How Email Authentication Works
Each protocol verifies a different aspect of the message. Together, they provide a layered approach to confirming sender legitimacy and message integrity.
- SPF verifies that the sending mail server’s IP address is authorized to send on behalf of the domain listed in the envelope sender (Return-Path). This is done through SPF records published in DNS.
- DKIM uses cryptographic signatures to ensure that the message’s content and headers have not been altered. The public key needed for verification is also stored in DNS.
- DMARC builds on SPF and DKIM by checking whether the authenticated domain aligns with the domain visible to the recipient in the From header. It also provides reporting so domain owners can monitor authentication activity.
Together, these protocols create a chain of trust that allows receiving servers to distinguish between legitimate messages and those sent by impersonators.
Why Authentication Is Important for Business Success
Authentication protects both organizations and their customers by ensuring that only verified messages are accepted as legitimate.

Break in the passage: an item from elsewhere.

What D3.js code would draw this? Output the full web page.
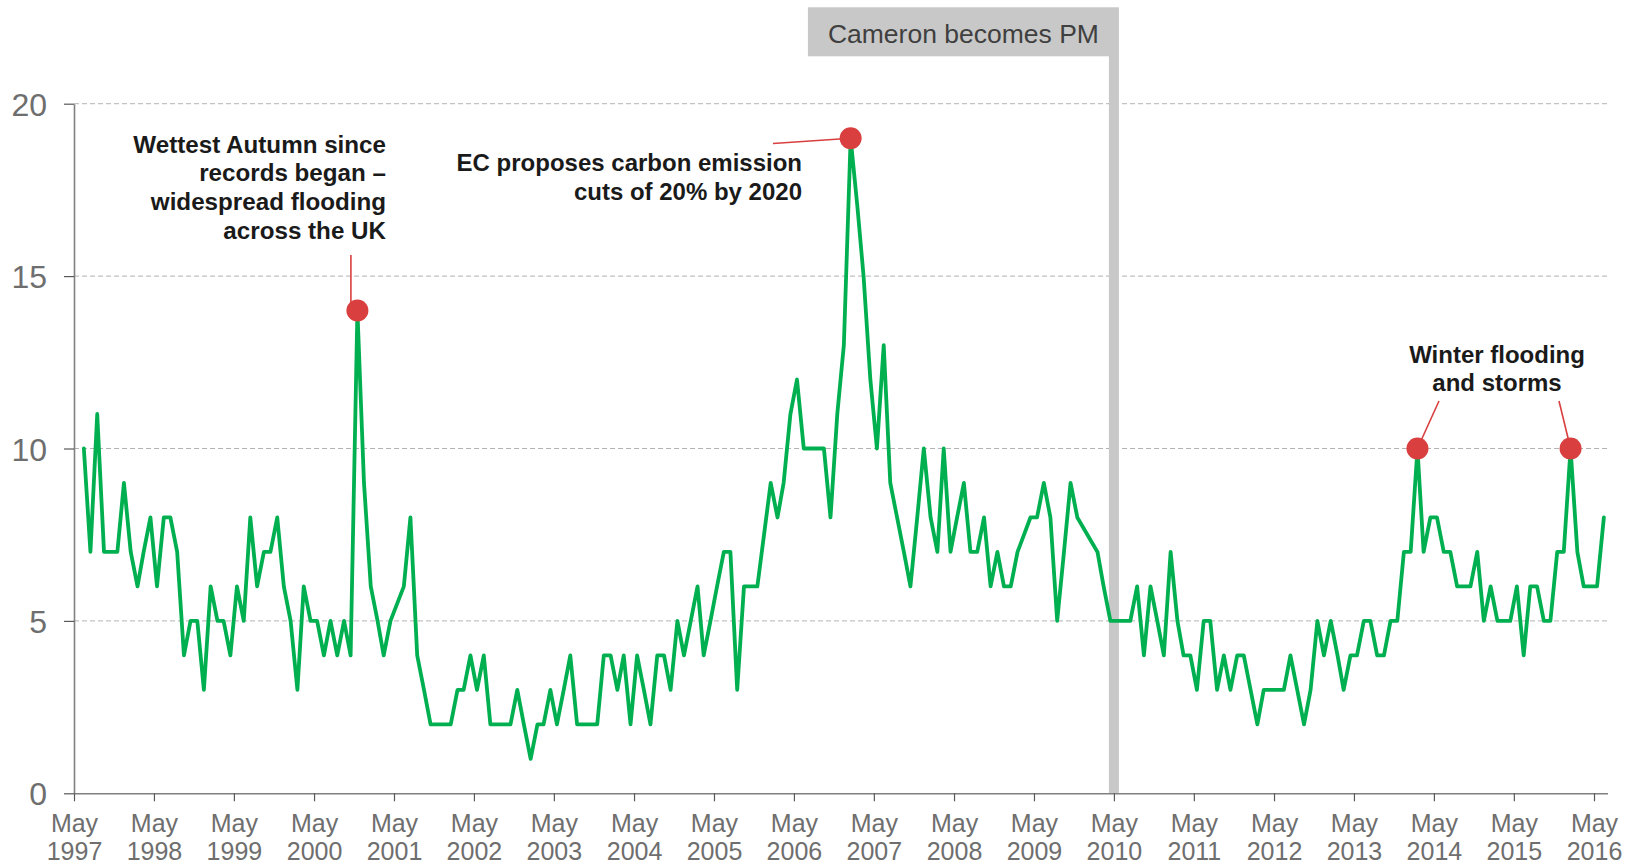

It improves brand reputation, enhances deliverability, and prevents malicious actors from using your domain to deceive others.
Key benefits include:
- Prevents attackers from forging or spoofing your domain name
- Reduces spam and phishing attacks targeting your customers
- Improves inbox placement and sender reputation
- Supports compliance with industry security standards
- Provides insight into how your domain is being used and abused
Authentication has become a mandatory requirement for major providers like Google and Yahoo, which now require all bulk senders to publish SPF, DKIM, and DMARC records to ensure message legitimacy.
Authentication Failures and Their Causes
Messages can fail authentication for various reasons, including configuration errors, unauthorized sending sources, or message modifications during transit. Common issues include:
- Missing or incorrect SPF or DKIM DNS records
- Unsigned messages from third-party senders
- Mismatched domains that break DMARC alignment
- Forwarding or mailing lists that alter headers
- Expired or misconfigured cryptographic keys
When authentication fails, receiving servers may quarantine, reject, or flag the message as suspicious, depending on the sender’s DMARC policy. Continuous monitoring helps ensure that legitimate messages are not affected while blocking fraudulent ones.
Authentication and DMARCeye
DMARCeye provides comprehensive visibility into your domain’s authentication health by analyzing SPF, DKIM, and DMARC results across all senders. The platform aggregates data from DMARC reports to show which sources pass or fail authentication and why.
With detailed insights into alignment issues, unauthorized senders, and missing records, DMARCeye helps organizations enforce authentication policies with confidence. Its analytics make it easy to move from monitoring to enforcement while maintaining strong deliverability and domain protection.